If everything wasn’t so external in these flashbacks, it might be more interesting to watch. But these flashbacks are simultaneously concerned with telling an over-complicated conspiracy story and showing the transformation of the man – except the actual transformation part, scenes that start to show the seedlings of this transformation. Oliver talks about The Odyssey – a clear attempt to parallel his journey “home” with that of Odysseus, although any educated person will note that the two are only related in the abstract.

Part of Oliver’s journey on the island is what it changes him into – and I’m not talking about becoming a Russian mobster or whatever tattoo he shares with Yao Fei’s daughter (seriously… who gives a shit?). I’m talking about the internal transformation from a weak-willed, loose-lipped womanizer into the man who returns from the island, on a mission to redeem his father. And anyone who knows The Odyssey or Greek literature knows one simple truth: these are heroes steadfast in their beliefs, not men who adapt and change to the world around them. For Odysseus, that flaw was pride – and it nearly got him killed a few times, including when he incurs the wrath of Poseidon by revealing his identity to the world. In Oliver’s case, his only flaws are his hesitation and lack of intelligent thought – which are most certainly not the same flaws of the Oliver Queen shown in modern day Starling City. 
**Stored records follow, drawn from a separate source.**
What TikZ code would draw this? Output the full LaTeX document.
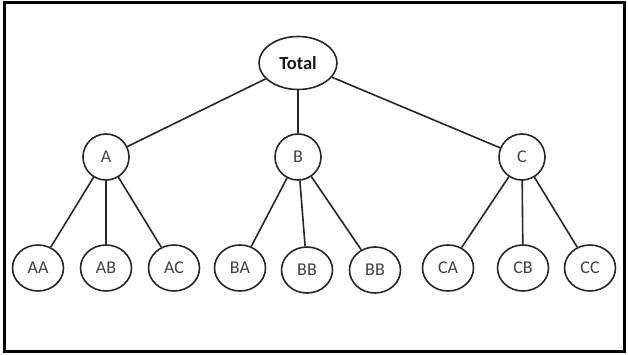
\documentclass[tikz,border=0pt]{standalone}
\usepackage{fontspec}
\setmainfont{Carlito}
\usetikzlibrary{shapes.geometric}
\begin{document}
\begin{tikzpicture}[x=1pt,y=-1pt,
  every node/.style={ellipse,draw=black!85,line width=1.6pt,inner sep=0pt,text=black!75,font=\fontsize{18}{20}\selectfont},
  leaf/.style={minimum width=51pt,minimum height=46pt},
  mid/.style={circle,minimum size=46pt},
  root/.style={minimum width=78pt,minimum height=53pt,text=black!90,font=\fontsize{18.5}{20}\selectfont\bfseries},
  edge/.style={draw=black!85,line width=1.6pt}]
\useasboundingbox (0,0) rectangle (628,355);
\draw[line width=3pt] (4.5,2.5) rectangle (624.5,351.5);
\node[root] (T) at (298,63) {Total};
\node[mid] (A) at (106,157) {A};
\node[mid] (B) at (298,157) {B};
\node[mid] (C) at (522,157) {C};
\node[leaf] (AA) at (38,268) {AA};
\node[leaf] (AB) at (106,268) {AB};
\node[leaf] (AC) at (174,268) {AC};
\node[leaf] (BA) at (240,268) {BA};
\node[leaf] (BB1) at (307,270) {BB};
\node[leaf] (BB2) at (375,270) {BB};
\node[leaf] (CA) at (448,268) {CA};
\node[leaf] (CB) at (523,268) {CB};
\node[leaf] (CC) at (590,268) {CC};
\foreach \a/\b in {T/A,T/B,T/C,A/AA,A/AB,A/AC,B/BA,B/BB1,B/BB2,C/CA,C/CB,C/CC}
  \draw[edge] (\a) -- (\b);
\end{tikzpicture}
\end{document}
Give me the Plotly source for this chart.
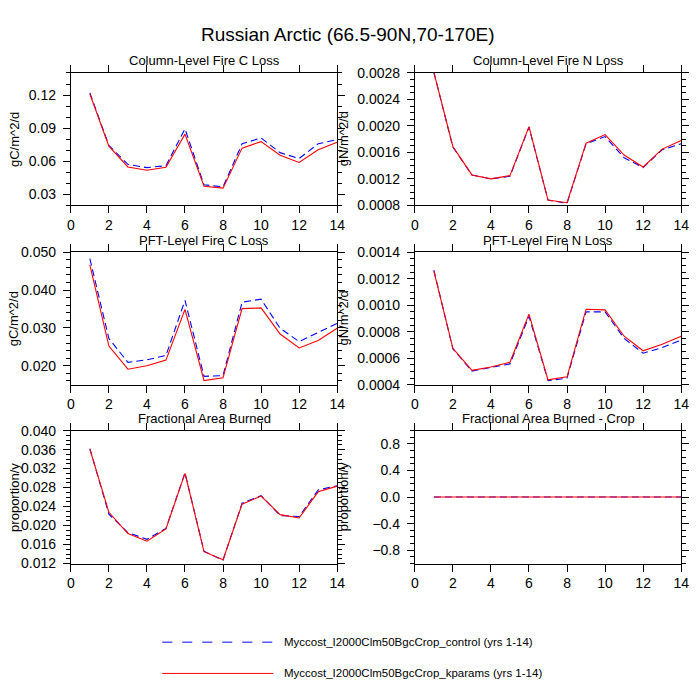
import plotly.graph_objects as go

# --- Data ---
years = list(range(1, 15))

col_c_control = [0.122, 0.0743, 0.0572, 0.0542, 0.0560, 0.0893, 0.0386, 0.0368, 0.0758, 0.0811, 0.0678, 0.0625, 0.0758, 0.0796]
col_c_kparams = [0.121, 0.0737, 0.0548, 0.0519, 0.0545, 0.0846, 0.0374, 0.0356, 0.0719, 0.0778, 0.0654, 0.0589, 0.0704, 0.0772]

col_n_control = [0.00281, 0.00168, 0.00126, 0.00120, 0.00124, 0.00198, 0.00088, 0.00083, 0.00173, 0.00184, 0.00152, 0.00137, 0.00164, 0.00173]
col_n_kparams = [0.00281, 0.00169, 0.00126, 0.00120, 0.00125, 0.00199, 0.00088, 0.00084, 0.00174, 0.00187, 0.00156, 0.00138, 0.00165, 0.00178]

pft_c_control = [0.0483, 0.0272, 0.0209, 0.0216, 0.0227, 0.0373, 0.0172, 0.0174, 0.0368, 0.0376, 0.0299, 0.0264, 0.0288, 0.0312]
pft_c_kparams = [0.0467, 0.0252, 0.0191, 0.0200, 0.0215, 0.0349, 0.0161, 0.0168, 0.0351, 0.0353, 0.0284, 0.0247, 0.0267, 0.0299]

pft_n_control = [0.001265, 0.000670, 0.000503, 0.000528, 0.000557, 0.000916, 0.000430, 0.000450, 0.000950, 0.000950, 0.000749, 0.000638, 0.000680, 0.000737]
pft_n_kparams = [0.001257, 0.000675, 0.000508, 0.000533, 0.000570, 0.000933, 0.000437, 0.000459, 0.000970, 0.000965, 0.000766, 0.000656, 0.000705, 0.000766]

farea_control = [0.0362, 0.0224, 0.0185, 0.0171, 0.0194, 0.0311, 0.0146, 0.0127, 0.0247, 0.0263, 0.0221, 0.0219, 0.0275, 0.0284]
farea_kparams = [0.0361, 0.0228, 0.0183, 0.0167, 0.0193, 0.0310, 0.0145, 0.0128, 0.0245, 0.0262, 0.0223, 0.0216, 0.0271, 0.0283]

farea_crop_control = [0.0] * 14
farea_crop_kparams = [0.0] * 14

panel_titles = ["Column-Level Fire C Loss", "Column-Level Fire N Loss",
                "PFT-Level Fire C Loss", "PFT-Level Fire N Loss",
                "Fractional Area Burned", "Fractional Area Burned - Crop"]
units = ["gC/m^2/d", "gN/m^2/d", "gC/m^2/d", "gN/m^2/d", "proportion/y", "proportion/y"]
legend_names = ["Myccost_I2000Clm50BgcCrop_control (yrs 1-14)",
                "Myccost_I2000Clm50BgcCrop_kparams (yrs 1-14)"]

series = [(col_c_control, col_c_kparams), (col_n_control, col_n_kparams),
          (pft_c_control, pft_c_kparams), (pft_n_control, pft_n_kparams),
          (farea_control, farea_kparams), (farea_crop_control, farea_crop_kparams)]

# y-axis settings per panel: range, tick0, dtick, minor dtick, format
yset = [
    ([0.02, 0.14], 0.03, 0.03, 0.01, ".2f"),
    ([0.0008, 0.0028], 0.0008, 0.0004, 0.0001, ".4f"),
    ([0.015, 0.050], 0.02, 0.01, 0.002, ".3f"),
    ([0.0004, 0.0014], 0.0004, 0.0002, 0.00005, ".4f"),
    ([0.012, 0.040], 0.012, 0.004, 0.001, ".3f"),
    ([-1.0, 1.0], 0.0, 0.4, 0.1, ".1f"),
]

W = H = 700
FONT = "Liberation Sans, Arial, Helvetica, sans-serif"

# panel frames in pixels (left, right, top, bottom)
cols = [(68, 339), (418, 689)]
rows = [(66.5, 202), (250, 385.5), (432.5, 568.5)]

fig = go.Figure()
annotations = []
layout = {}

for i, (ctl, kp) in enumerate(series):
    r, c = divmod(i, 2)
    n = "" if i == 0 else str(i + 1)
    xl, xr = cols[c]
    yt, yb = rows[r]
    fig.add_trace(go.Scatter(x=years, y=ctl, mode="lines", xaxis="x" + n, yaxis="y" + n,
                             line=dict(color="#0000ff", width=1.1, dash="7px,4px"),
                             showlegend=False, name=legend_names[0]))
    fig.add_trace(go.Scatter(x=years, y=kp, mode="lines", xaxis="x" + n, yaxis="y" + n,
                             line=dict(color="#ff0000", width=1.1),
                             showlegend=False, name=legend_names[1]))
    rng, t0, dt, mdt, fmt = yset[i]
    common = dict(showline=True, linecolor="black", linewidth=1, mirror="ticks",
                  ticks="outside", ticklen=7, tickwidth=1, tickcolor="black",
                  showgrid=False, zeroline=False, fixedrange=True,
                  tickfont=dict(size=14, color="black", family=FONT))
    layout["xaxis" + n] = dict(domain=[xl / W, xr / W], anchor="y" + n, range=[0, 14],
                               tick0=0, dtick=2, **common)
    layout["yaxis" + n] = dict(domain=[1 - yb / H, 1 - yt / H], anchor="x" + n, range=rng,
                               tick0=t0, dtick=dt, tickformat=fmt, ticklabelstandoff=4,
                               minor=dict(ticks="outside", ticklen=4, tick0=0, dtick=mdt,
                                          tickcolor="black", showgrid=False),
                               **common)
    # panel title
    annotations.append(dict(text=panel_titles[i], x=(xl + xr) / 2 / W, y=1 - (yt - 12.5) / H,
                            xref="paper", yref="paper", showarrow=False,
                            xanchor="center", yanchor="middle",
                            font=dict(size=13, color="black", family=FONT)))
    # y axis title
    annotations.append(dict(text=units[i], x=(10 if c == 0 else 345) / W, y=1 - (yt + yb) / 2 / H,
                            xref="paper", yref="paper", showarrow=False, textangle=-90,
                            xanchor="center", yanchor="middle",
                            font=dict(size=13, color="black", family=FONT)))

annotations.append(dict(text="Russian Arctic (66.5-90N,70-170E)", x=0.5, y=1 - 27 / H,
                        xref="paper", yref="paper", showarrow=False,
                        xanchor="center", yanchor="middle",
                        font=dict(size=19, color="black", family=FONT)))

# legend (drawn manually, like the NCL legend)
shapes = []
leg_y = [649, 681]
leg_style = [dict(color="#0000ff", width=1, dash="10px,10px"), dict(color="#ff0000", width=1)]
for k in range(2):
    shapes.append(dict(type="line", xref="paper", yref="paper",
                       x0=161 / W, x1=274 / W, y0=1 - leg_y[k] / H, y1=1 - leg_y[k] / H,
                       line=leg_style[k]))
    annotations.append(dict(text=legend_names[k], x=283 / W, y=1 - leg_y[k] / H,
                            xref="paper", yref="paper", showarrow=False,
                            xanchor="left", yanchor="middle",
                            font=dict(size=11.5, color="black", family=FONT)))

fig.update_layout(width=W, height=H, margin=dict(l=0, r=0, t=0, b=0),
                  paper_bgcolor="white", plot_bgcolor="white",
                  font=dict(family=FONT, color="black"),
                  annotations=annotations, shapes=shapes, **layout)

# drop the browser's default 8px body margin so the 700px figure fills the window
fig.write_html("out.html", config={"displayModeBar": False},
               post_script="document.body.style.margin='0';")
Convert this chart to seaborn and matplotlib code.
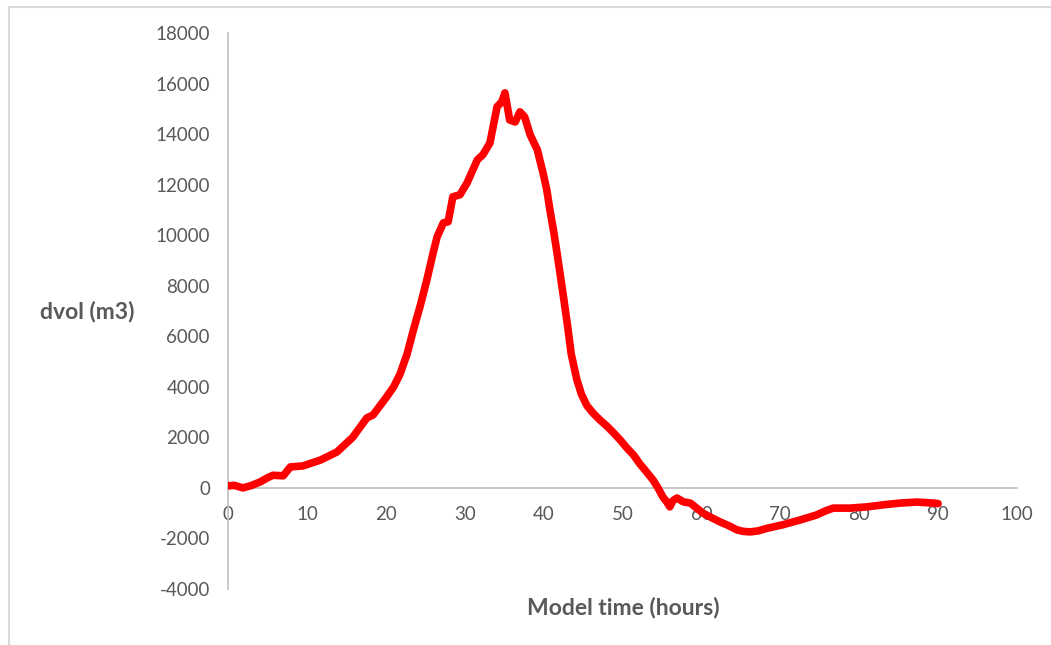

‘The Odyssey’ continues the trend of Arrow episodes: starting off strong, but distracting itself through the heart of its story with over-reliance on empty spectacle (how many times do we have to watch Oliver get his ass beat training in some field?) and reluctance to draw in anything beyond the broadest of strokes. A highly-anticipated episode that doesn’t do much but continue a journey to the past that’s become way too convoluted for its own good (which in itself, is largely a poor imitation of Batman Begins), a wholly disappointing hour that remains way too focused on where it’s going, not what’s on the screen in front of us.

Other thoughts/observations:

– as if we needed ANOTHER character on the island: Yao Fei’s daughter will be known to comic book fans as Shado, another bow and arrow shooter who (BIG COMIC SPOILER) has a child with Oliver.

– the special effects during the “execution” scene were absolutely awful, especially the CGI gunfire, which is laughably fake-looking.

– Since we all know Slade is obviously going to turn on Oliver (at least once; Yao’s up to three or four times by this point), it makes the lessons of the episode even less effective. Oliver’s supposed to be transformed, but he still can’t realize the fact that the people he trusts, are the people that can hurt him the most (Slade can beat his ass, he’s afraid to hurt his mother and gets shot in the process).

– Oliver calling Laurel from a random ass island in the middle of nowhere, and getting her on her cell might be the worst scene in the series, especially when combined with the Odyssey trivia answer that proves to Slade that Oliver is tough enough not to get killed.

– Diggle explains why he’s ok with Oliver killing: a bunch of bad and good people got killed in Afghanistan, so he’s cool with it.

– I wish the headline on television had said: The Queen of Queen Consolidated Attacked By Vigilante

– “Everybody’s in this life for themselves.” How profound!